» **DATA EXTRACT**:

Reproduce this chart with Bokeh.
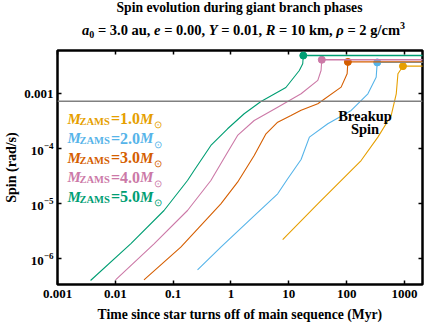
from bokeh.plotting import figure
from bokeh.models import Range1d, FixedTicker, LogAxis, Label, Span, Div
from bokeh.layouts import column
from bokeh.embed import file_html
from bokeh.resources import INLINE

FONT = "Liberation Serif"

# ---------------- data ----------------
mass_labels = ["1.0", "2.0", "3.0", "4.0", "5.0"]
colors = ["#E69F00", "#56B4E9", "#D55E00", "#CC79A7", "#009E73"]

# time since turn-off (Myr) and spin (rad/s); last point = terminal dot
t_m1 = [7.83, 31.7, 178, 347, 590, 721, 771, 881, 942]
spin_m1 = [2.24e-6, 1.0e-5, 6.12e-5, 1.63e-4, 4.03e-4, 1.0e-3, 2.31e-3, 2.85e-3, 3.18e-3]

t_m2 = [0.264, 0.668, 2.21, 6.42, 9.57, 16.3, 22.7, 47.2, 120, 233, 324, 338]
spin_m2 = [6.3e-7, 1.63e-6, 5.34e-6, 1.52e-5, 2.85e-5, 6.39e-5, 1.63e-4, 2.85e-4, 4.97e-4, 1.0e-3, 2.0e-3, 3.72e-3]

t_m3 = [0.0313, 0.1355, 0.668, 1.30, 2.52, 4.03, 6.42, 10.9, 16.3, 31.7, 80.3, 102, 105]
spin_m3 = [4.15e-7, 1.63e-6, 1.0e-5, 2.47e-5, 7.55e-5, 1.87e-4, 3.05e-4, 4.03e-4, 5.0e-4, 6.58e-4, 1.32e-3, 2.31e-3, 3.8e-3]

t_m4 = [0.0101, 0.0467, 0.177, 0.449, 0.873, 1.30, 2.52, 6.42, 16.3, 31.7, 36.1, 37.2]
spin_m4 = [4.15e-7, 1.87e-6, 7.55e-6, 2.65e-5, 8.67e-5, 1.75e-4, 3.27e-4, 5.70e-4, 1.0e-3, 1.75e-3, 2.65e-3, 4.15e-3]

t_m5 = [0.00373, 0.0184, 0.0695, 0.177, 0.230, 0.449, 0.873, 1.69, 3.30, 8.9, 15.2, 17.4, 17.8]
spin_m5 = [4.03e-7, 1.87e-6, 7.55e-6, 2.65e-5, 4.03e-5, 1.15e-4, 2.31e-4, 4.33e-4, 7.24e-4, 1.3e-3, 2.65e-3, 3.51e-3, 4.96e-3]

times = [t_m1, t_m2, t_m3, t_m4, t_m5]
spins = [spin_m1, spin_m2, spin_m3, spin_m4, spin_m5]

breakup_spin = 7.3e-4

x_ticks = [0.001, 0.01, 0.1, 1, 10, 100, 1000]
x_tick_labels = ["0.001", "0.01", "0.1", "1", "10", "100", "1000"]
y_ticks = [1e-6, 1e-5, 1e-4, 1e-3]
y_tick_overrides = {1e-3: "0.001"}   # other decades shown as 10 with exponent

x_min, x_max = 0.001, 2050
y_min, y_max = 3.41e-7, 6.12e-3

# ---------------- header (title + subtitle) ----------------
header_html = (
    "<div style=\"position:relative;width:447px;height:44px;"
    "font-family:'Liberation Serif',serif;font-weight:bold;color:#000;\">"
    "<div style=\"position:absolute;left:57px;width:365px;top:1px;text-align:center;"
    "font-size:13.6px;line-height:13.6px;white-space:nowrap;\">"
    "Spin evolution during giant branch phases</div>"
    "<div style=\"position:absolute;left:82px;top:23px;"
    "font-size:14.5px;line-height:14.5px;white-space:nowrap;\">"
    "<i>a</i><span style=\"font-size:10px;position:relative;top:3px;\">0</span>"
    " = 3.0 au, <i>e</i> = 0.00, <i>Y</i> = 0.01, <i>R</i> = 10 km, "
    "<i>&rho;</i> = 2 g/cm<span style=\"font-size:10px;position:relative;top:-6px;\">3</span>"
    "</div></div>"
)
header = Div(text=header_html, width=447, height=44, margin=(0, 0, 0, 0))

# ---------------- figure ----------------
p = figure(width=447, height=283, x_axis_type="log", y_axis_type="log",
           x_range=Range1d(x_min, x_max), y_range=Range1d(y_min, y_max),
           output_backend="svg", toolbar_location=None,
           min_border_left=57, min_border_right=25,
           min_border_top=6, min_border_bottom=43, margin=(0, 0, 0, 0))
p.xgrid.visible = False
p.ygrid.visible = False
p.outline_line_color = "black"
p.outline_line_width = 2.5
p.outline_line_alpha = 1.0
p.background_fill_color = "white"
p.border_fill_color = "white"

p.xaxis.ticker = FixedTicker(ticks=x_ticks)
p.yaxis.ticker = FixedTicker(ticks=y_ticks)
p.xaxis.major_label_overrides = {v: s for v, s in zip(x_ticks, x_tick_labels)}
p.yaxis.major_label_overrides = y_tick_overrides

def style_axis(ax):
    ax.axis_line_color = None
    ax.major_tick_in = 4
    ax.major_tick_out = 0
    ax.major_tick_line_width = 1.5
    ax.major_tick_line_color = "black"
    ax.minor_tick_line_color = None
    ax.major_label_text_font = FONT
    ax.major_label_text_font_style = "bold"
    ax.major_label_text_color = "black"
    ax.major_label_text_font_size = "13px"
    ax.major_label_standoff = 4
    ax.axis_label_text_font = FONT
    ax.axis_label_text_font_style = "bold"
    ax.axis_label_text_color = "black"

style_axis(p.xaxis[0])
style_axis(p.yaxis[0])
p.xaxis.major_label_standoff = 5
p.yaxis.axis_label = "Spin (rad/s)"
p.yaxis.axis_label_text_font_size = "14px"
p.yaxis.axis_label_standoff = 2
p.xaxis.axis_label = "Time since star turns off of main sequence (Myr)"
p.xaxis.axis_label_text_font_size = "13.7px"
p.xaxis.axis_label_standoff = 6

top_ax = LogAxis(ticker=FixedTicker(ticks=x_ticks))
style_axis(top_ax)
top_ax.major_label_overrides = {v: "" for v in x_ticks}
top_ax.major_label_text_font_size = "1px"
top_ax.major_label_standoff = 0
p.add_layout(top_ax, "above")
right_ax = LogAxis(ticker=FixedTicker(ticks=y_ticks))
style_axis(right_ax)
right_ax.major_label_overrides = {v: "" for v in y_ticks}
right_ax.major_label_text_font_size = "1px"
right_ax.major_label_standoff = 0
p.add_layout(right_ax, "right")

# breakup spin line
p.add_layout(Span(location=breakup_spin, dimension="width",
                  line_color="#808080", line_width=1.5))

# curves, plateaus and terminal dots
for t, s, c in zip(times, spins, colors):
    p.line(t, s, line_color=c, line_width=1.1)
    p.line([t[-1], x_max * 2], [s[-1], s[-1]], line_color=c, line_width=1.4)
    p.scatter([t[-1]], [s[-1]], size=7, fill_color=c, line_color=c)

# ---------------- in-frame texts (positions in window pixels) ----------------
FL, FB = 57, 284  # frame left / bottom in window pixels

def lab(x, y, text, size, color="black", style="bold", align="left",
        baseline="alphabetic"):
    p.add_layout(Label(x=x - FL, y=FB - y, x_units="screen", y_units="screen",
                       text=text, text_font=FONT, text_font_size=f"{size}px",
                       text_font_style=style, text_color=color,
                       text_align=align, text_baseline=baseline))

# breakup label
lab(364.5, 115, "Breakup", 14.5, align="center")
lab(364.5, 128, "Spin", 14.5, align="center")

# legend
for i, (m, c) in enumerate(zip(mass_labels, colors)):
    b = 118.3 + 19.5 * i
    lab(67, b, "M", 15, color=c, style="bold italic")
    lab(79, b + 2.4, "ZAMS", 10.5, color=c)
    lab(110.5, b, "=" + m, 16, color=c)
    lab(139.5, b, "M", 15, color=c, style="bold italic")
    lab(153, b + 6, "⊙", 10, color=c, style="normal")

layout = column(header, p, margin=(0, 0, 0, 0))
open("out.html", "w").write(file_html(layout, INLINE))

» **DIRECTIVE**:
Copy out the whole listing exactly, and don't carry over any pictures.

» **ANSWER TO THIS TASK**:
Reproduce this chart with Bokeh.
from bokeh.plotting import figure
from bokeh.models import Range1d, FixedTicker, LogAxis, Label, Span, Div
from bokeh.layouts import column
from bokeh.embed import file_html
from bokeh.resources import INLINE

FONT = "Liberation Serif"

# ---------------- data ----------------
mass_labels = ["1.0", "2.0", "3.0", "4.0", "5.0"]
colors = ["#E69F00", "#56B4E9", "#D55E00", "#CC79A7", "#009E73"]

# time since turn-off (Myr) and spin (rad/s); last point = terminal dot
t_m1 = [7.83, 31.7, 178, 347, 590, 721, 771, 881, 942]
spin_m1 = [2.24e-6, 1.0e-5, 6.12e-5, 1.63e-4, 4.03e-4, 1.0e-3, 2.31e-3, 2.85e-3, 3.18e-3]

t_m2 = [0.264, 0.668, 2.21, 6.42, 9.57, 16.3, 22.7, 47.2, 120, 233, 324, 338]
spin_m2 = [6.3e-7, 1.63e-6, 5.34e-6, 1.52e-5, 2.85e-5, 6.39e-5, 1.63e-4, 2.85e-4, 4.97e-4, 1.0e-3, 2.0e-3, 3.72e-3]

t_m3 = [0.0313, 0.1355, 0.668, 1.30, 2.52, 4.03, 6.42, 10.9, 16.3, 31.7, 80.3, 102, 105]
spin_m3 = [4.15e-7, 1.63e-6, 1.0e-5, 2.47e-5, 7.55e-5, 1.87e-4, 3.05e-4, 4.03e-4, 5.0e-4, 6.58e-4, 1.32e-3, 2.31e-3, 3.8e-3]

t_m4 = [0.0101, 0.0467, 0.177, 0.449, 0.873, 1.30, 2.52, 6.42, 16.3, 31.7, 36.1, 37.2]
spin_m4 = [4.15e-7, 1.87e-6, 7.55e-6, 2.65e-5, 8.67e-5, 1.75e-4, 3.27e-4, 5.70e-4, 1.0e-3, 1.75e-3, 2.65e-3, 4.15e-3]

t_m5 = [0.00373, 0.0184, 0.0695, 0.177, 0.230, 0.449, 0.873, 1.69, 3.30, 8.9, 15.2, 17.4, 17.8]
spin_m5 = [4.03e-7, 1.87e-6, 7.55e-6, 2.65e-5, 4.03e-5, 1.15e-4, 2.31e-4, 4.33e-4, 7.24e-4, 1.3e-3, 2.65e-3, 3.51e-3, 4.96e-3]

times = [t_m1, t_m2, t_m3, t_m4, t_m5]
spins = [spin_m1, spin_m2, spin_m3, spin_m4, spin_m5]

breakup_spin = 7.3e-4

x_ticks = [0.001, 0.01, 0.1, 1, 10, 100, 1000]
x_tick_labels = ["0.001", "0.01", "0.1", "1", "10", "100", "1000"]
y_ticks = [1e-6, 1e-5, 1e-4, 1e-3]
y_tick_overrides = {1e-3: "0.001"}   # other decades shown as 10 with exponent

x_min, x_max = 0.001, 2050
y_min, y_max = 3.41e-7, 6.12e-3

# ---------------- header (title + subtitle) ----------------
header_html = (
    "<div style=\"position:relative;width:447px;height:44px;"
    "font-family:'Liberation Serif',serif;font-weight:bold;color:#000;\">"
    "<div style=\"position:absolute;left:57px;width:365px;top:1px;text-align:center;"
    "font-size:13.6px;line-height:13.6px;white-space:nowrap;\">"
    "Spin evolution during giant branch phases</div>"
    "<div style=\"position:absolute;left:82px;top:23px;"
    "font-size:14.5px;line-height:14.5px;white-space:nowrap;\">"
    "<i>a</i><span style=\"font-size:10px;position:relative;top:3px;\">0</span>"
    " = 3.0 au, <i>e</i> = 0.00, <i>Y</i> = 0.01, <i>R</i> = 10 km, "
    "<i>&rho;</i> = 2 g/cm<span style=\"font-size:10px;position:relative;top:-6px;\">3</span>"
    "</div></div>"
)
header = Div(text=header_html, width=447, height=44, margin=(0, 0, 0, 0))

# ---------------- figure ----------------
p = figure(width=447, height=283, x_axis_type="log", y_axis_type="log",
           x_range=Range1d(x_min, x_max), y_range=Range1d(y_min, y_max),
           output_backend="svg", toolbar_location=None,
           min_border_left=57, min_border_right=25,
           min_border_top=6, min_border_bottom=43, margin=(0, 0, 0, 0))
p.xgrid.visible = False
p.ygrid.visible = False
p.outline_line_color = "black"
p.outline_line_width = 2.5
p.outline_line_alpha = 1.0
p.background_fill_color = "white"
p.border_fill_color = "white"

p.xaxis.ticker = FixedTicker(ticks=x_ticks)
p.yaxis.ticker = FixedTicker(ticks=y_ticks)
p.xaxis.major_label_overrides = {v: s for v, s in zip(x_ticks, x_tick_labels)}
p.yaxis.major_label_overrides = y_tick_overrides

def style_axis(ax):
    ax.axis_line_color = None
    ax.major_tick_in = 4
    ax.major_tick_out = 0
    ax.major_tick_line_width = 1.5
    ax.major_tick_line_color = "black"
    ax.minor_tick_line_color = None
    ax.major_label_text_font = FONT
    ax.major_label_text_font_style = "bold"
    ax.major_label_text_color = "black"
    ax.major_label_text_font_size = "13px"
    ax.major_label_standoff = 4
    ax.axis_label_text_font = FONT
    ax.axis_label_text_font_style = "bold"
    ax.axis_label_text_color = "black"

style_axis(p.xaxis[0])
style_axis(p.yaxis[0])
p.xaxis.major_label_standoff = 5
p.yaxis.axis_label = "Spin (rad/s)"
p.yaxis.axis_label_text_font_size = "14px"
p.yaxis.axis_label_standoff = 2
p.xaxis.axis_label = "Time since star turns off of main sequence (Myr)"
p.xaxis.axis_label_text_font_size = "13.7px"
p.xaxis.axis_label_standoff = 6

top_ax = LogAxis(ticker=FixedTicker(ticks=x_ticks))
style_axis(top_ax)
top_ax.major_label_overrides = {v: "" for v in x_ticks}
top_ax.major_label_text_font_size = "1px"
top_ax.major_label_standoff = 0
p.add_layout(top_ax, "above")
right_ax = LogAxis(ticker=FixedTicker(ticks=y_ticks))
style_axis(right_ax)
right_ax.major_label_overrides = {v: "" for v in y_ticks}
right_ax.major_label_text_font_size = "1px"
right_ax.major_label_standoff = 0
p.add_layout(right_ax, "right")

# breakup spin line
p.add_layout(Span(location=breakup_spin, dimension="width",
                  line_color="#808080", line_width=1.5))

# curves, plateaus and terminal dots
for t, s, c in zip(times, spins, colors):
    p.line(t, s, line_color=c, line_width=1.1)
    p.line([t[-1], x_max * 2], [s[-1], s[-1]], line_color=c, line_width=1.4)
    p.scatter([t[-1]], [s[-1]], size=7, fill_color=c, line_color=c)

# ---------------- in-frame texts (positions in window pixels) ----------------
FL, FB = 57, 284  # frame left / bottom in window pixels

def lab(x, y, text, size, color="black", style="bold", align="left",
        baseline="alphabetic"):
    p.add_layout(Label(x=x - FL, y=FB - y, x_units="screen", y_units="screen",
                       text=text, text_font=FONT, text_font_size=f"{size}px",
                       text_font_style=style, text_color=color,
                       text_align=align, text_baseline=baseline))

# breakup label
lab(364.5, 115, "Breakup", 14.5, align="center")
lab(364.5, 128, "Spin", 14.5, align="center")

# legend
for i, (m, c) in enumerate(zip(mass_labels, colors)):
    b = 118.3 + 19.5 * i
    lab(67, b, "M", 15, color=c, style="bold italic")
    lab(79, b + 2.4, "ZAMS", 10.5, color=c)
    lab(110.5, b, "=" + m, 16, color=c)
    lab(139.5, b, "M", 15, color=c, style="bold italic")
    lab(153, b + 6, "⊙", 10, color=c, style="normal")

layout = column(header, p, margin=(0, 0, 0, 0))
open("out.html", "w").write(file_html(layout, INLINE))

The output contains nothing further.